# Good Multivariate normality coefficient but suspicious univariate indices in AMOS, what to do?

We are conducting a research with 15 observed variables. Before starting a SEM model based on our data-set (of 531 cases), we tried to check for uni-variate & multivariate normality problems. The attached image shows the results from AMOS. A discussion between team members started from this point: are these results acceptable for the data-set to be analyzed in SEM or not?

Some researchers argued that while we have a good multivariate normality indices we can continue analyzing with ML estimation method. While other researches said that we should look, not only at the multivariate Mardia's coefficient, but also at the univariate indices which may indicate a univariate non-normality problem with some observed variables.

Also, a debate between the members about the acceptable c.r. values of Skew & Kurtosis was launched without access to a convincing opinion.

So, first, are the results acceptable for starting the SEM analyze with ML estimation method?

Second, if not, where is the major problem and how to resolve it?

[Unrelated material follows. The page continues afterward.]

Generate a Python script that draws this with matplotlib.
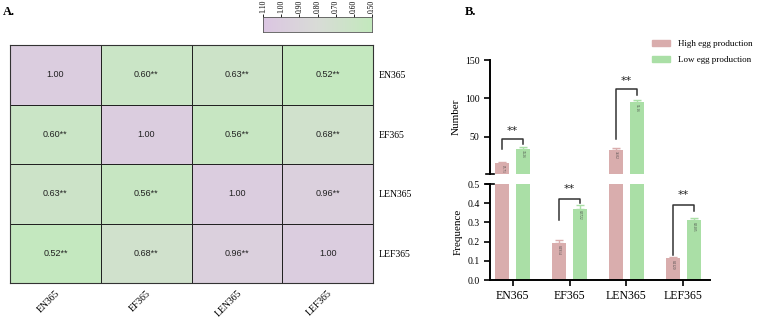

Third, What is the acceptable range of c.r. values for Skew & Kurtosis coefficients?

I'm paraphrasing your questions a litte bit, in order to still answer them even though I don't think you have the data problems that you think you do:

Question 1: Are The Observed Skewness/Kurtosis values acceptable for ML-based SEM?

I would say yes. Based on suggested cutoffs for normality that I am familiar with (Skewness > 2, Kurtosis > 7; from Cohen, Cohen, West, & Aiken, 2002), your data actually do not violate univariate normality assumptions. And I think under most circumstances, it is quite unusual (if not impossible) to come across data that meet multivariate but not univariate normality assumptions.

Question 2: What To Do When Data Do Not Meet Normality Assumptions?

Let's say that you had data that did, in fact, have clear Skewness/Kurtosis problems. A likely consequence of this non-normality would be that your $\chi^2$ statistic (and therefore other indexes) of model fit will be biased, as would your standard errors for your model parameter estimates (Finney & DiStefano, 2008). One potential solution is the use of "robust" maximum-likelihood estimators (e.g., MLR, MLM) that will produce a Satorra-Bentler scaled $\chi^2$ test statistic and standard errors (Satorra & Bentler, 2010), which will be less biased. Finney and DiStefano's review (2008) suggests that this approach performs relatively well compared to alternatives, both under cases of moderately and severely non-normal data. If you go this route, just be mindful that you will need to use an additional correction factor in the course of performing nested-model comparisons with competing $\chi^2$ values (the Mplus folks have a good discussion of this issue here)

PS: sadly, I'm not certain what "c.r." values for Skewness and Kurtosis represent.

References

Cohen, J., Cohen, P., & Stephen, G. (2002). West, and Leona S. Aiken. Applied Multiple Regression/Correlation Analysis for the Behavioral Sciences (3rd edition). Mahwah, NJ: Lawrence Erlbaum.

Finney, S. J., & DiStefano, C. (2008). Non-normal and categorical data in structural equation modeling. In G. R. Hancock & R. D. Mueller (Eds.), Structural Equation Modeling: A Second Course (pp. 269-314). Information Age Publishing.

Satorra, A., & Bentler, P.M. (2010). Ensuring positiveness of the scaled difference chi-square test statistic. Psychometrika, 75, 243-248.

• cr is critical ratio - it's the estimate divide by SE. Not sure why they call it cr, not z (or t). Dec 11, 2015 at 22:02

C. r. values (critical ratio) values equal to 1.96 or less point to the existence of non-significant Skewness or kurtosis. Value of 0.679 < 1.96 mean there isn't significant non-normality, for the correspondent Mardia's coefficient value (2.55). I would next check the Mahalanobis d-squared distance, verify the highest possible outliers and might delete them. Re-run and check the values of sk and ku. Them possibility I would go with the ML estimator, and then check the loadings of the itens with "bad" sk and ku values. The second approach it's using the ADF estimator.